┏━━

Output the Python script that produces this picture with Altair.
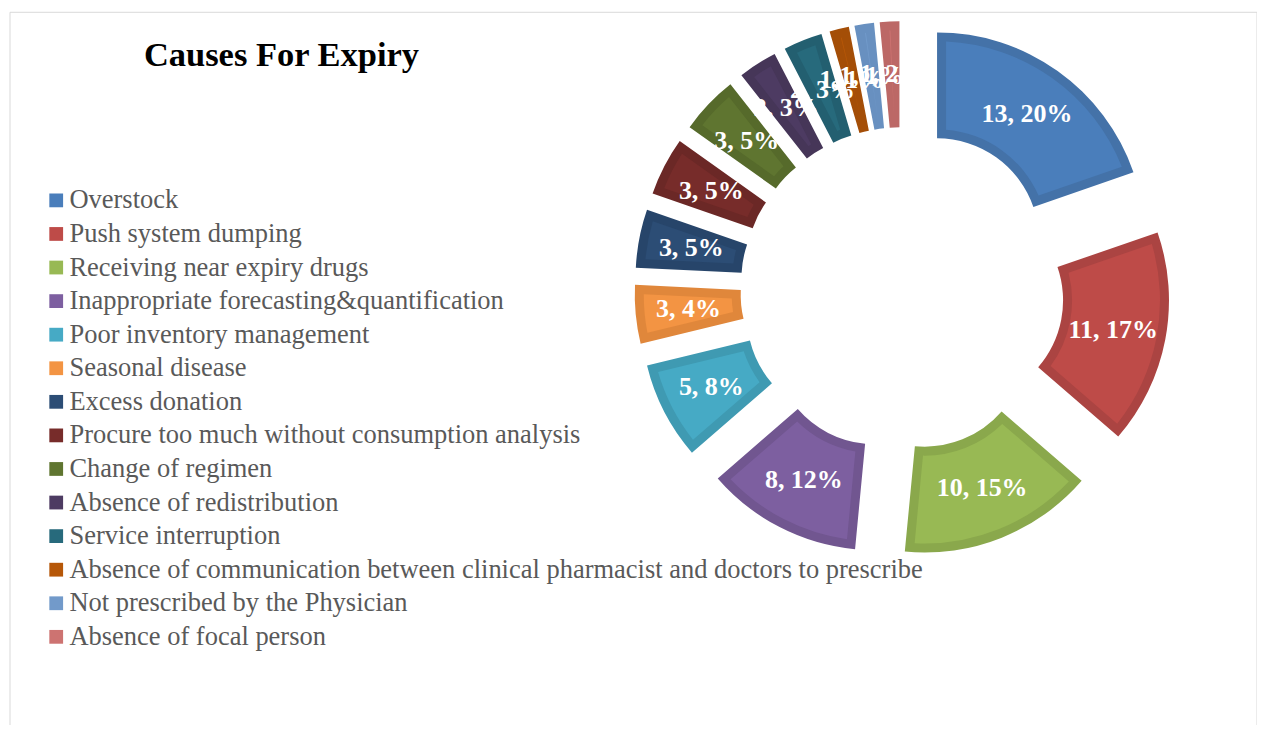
import altair as alt
import pandas as pd

causes = [
    "Overstock",
    "Push system dumping",
    "Receiving near expiry drugs",
    "Inappropriate forecasting&quantification",
    "Poor inventory management",
    "Seasonal disease",
    "Excess donation",
    "Procure too much without consumption analysis",
    "Change of regimen",
    "Absence of redistribution",
    "Service interruption",
    "Absence of communication between clinical pharmacist and doctors to prescribe",
    "Not prescribed by the Physician",
    "Absence of focal person",
]
counts = [13, 11, 10, 8, 5, 3, 3, 3, 3, 2, 2, 1, 1, 1]
percents = ["20%", "17%", "15%", "12%", "8%", "4%", "5%", "5%", "5%", "3%", "3%", "1%", "1%", "2%"]
fill_colors = [
    "#4A7EBB", "#BE4B48", "#98B954", "#7D5FA0", "#46AAC5", "#F39443", "#2C4D75",
    "#772C2A", "#5F7530", "#4D3B62", "#276A7C", "#B65708", "#729ACA", "#CD7371",
]
border_colors = [
    "#4472A8", "#AB4442", "#8AA84C", "#715690", "#3F9AB2", "#E0873B", "#27456A",
    "#6B2826", "#566A2B", "#463658", "#235F70", "#A44E07", "#6890C0", "#BC6866",
]
title_text = "Causes For Expiry"

df = pd.DataFrame({
    "cause": causes,
    "count": counts,
    "pct": percents,
    "idx": list(range(len(causes))),
    "border": border_colors,
})

CX, CY, EXPLODE, R_OUT, R_IN = 893, 277, 60, 208, 102
LABEL_R = (R_OUT + R_IN) / 2
BORDER = 9

base = (
    alt.Chart(df)
    .transform_window(cum="sum(count)", sort=[alt.SortField("idx")])
    .transform_joinaggregate(total="sum(count)")
    .transform_calculate(a1="2*PI*datum.cum/datum.total")
    .transform_calculate(a0="2*PI*(datum.cum-datum.count)/datum.total")
    .transform_calculate(mid="(datum.a0+datum.a1)/2")
    .transform_calculate(px=f"{CX}+{EXPLODE}*sin(datum.mid)")
    .transform_calculate(py=f"{CY}-{EXPLODE}*cos(datum.mid)")
    .transform_calculate(tx=f"datum.px+{LABEL_R}*sin(datum.mid)")
    .transform_calculate(ty=f"datum.py-{LABEL_R}*cos(datum.mid)")
    .transform_calculate(label="datum.count + ', ' + datum.pct")
)

pos = dict(
    x=alt.X("px:Q", scale=None, axis=None),
    y=alt.Y("py:Q", scale=None, axis=None),
    theta=alt.Theta("a0:Q", scale=None),
    theta2=alt.Theta2("a1"),
)

outer = base.mark_arc(radius=R_OUT, radius2=R_IN).encode(
    color=alt.Color("border:N", scale=None),
    **pos,
)

inner_r = ((R_OUT - BORDER) ** 2 + (R_IN + BORDER) ** 2) ** 0.5
inner = base.mark_arc(
    radius=R_OUT - BORDER, radius2=R_IN + BORDER, padAngle=2 * BORDER / inner_r
).encode(
    color=alt.Color(
        "cause:N",
        scale=alt.Scale(domain=causes, range=fill_colors),
        sort=causes,
        legend=alt.Legend(
            title=None,
            orient="none",
            legendX=33,
            legendY=175,
            symbolType="square",
            symbolSize=190,
            symbolStrokeWidth=0,
            labelFont="Liberation Serif",
            labelFontSize=26.5,
            labelColor="#595959",
            labelLimit=1200,
            labelOffset=0,
            rowPadding=6.6,
            padding=0,
        ),
    ),
    **pos,
)

labels = base.mark_text(
    font="Liberation Serif", fontSize=26, fontWeight="bold", color="white"
).encode(
    x=alt.X("tx:Q", scale=None, axis=None),
    y=alt.Y("ty:Q", scale=None, axis=None),
    text="label:N",
)

title = alt.Chart(pd.DataFrame({"t": [title_text]})).mark_text(
    font="Liberation Serif", fontSize=34.5, fontWeight="bold", color="black",
    align="left", baseline="middle",
).encode(x=alt.value(134), y=alt.value(44), text="t:N")

frame = alt.Chart(pd.DataFrame({"a": [0]})).mark_rect(
    filled=False, stroke="#D9D9D9", strokeWidth=1
).encode(x=alt.value(0), x2=alt.value(1248), y=alt.value(0), y2=alt.value(780))

chart = (
    alt.layer(frame, outer, inner, labels, title)
    .properties(
        width=1248,
        height=713,
        padding={"left": 2, "top": 4, "right": 0, "bottom": 0},
        autosize=alt.AutoSizeParams(type="none"),
    )
    .configure_view(strokeWidth=0)
)

chart.save("out.html", embed_options={"renderer": "svg", "actions": False})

┗━━

Short problem
Repeat the listing above from its first line through the line that contains "import pandas as pd", both included, and nothing more. Drop the pictures.

Solution for this task
Output the Python script that produces this picture with Altair.
import altair as alt
import pandas as pd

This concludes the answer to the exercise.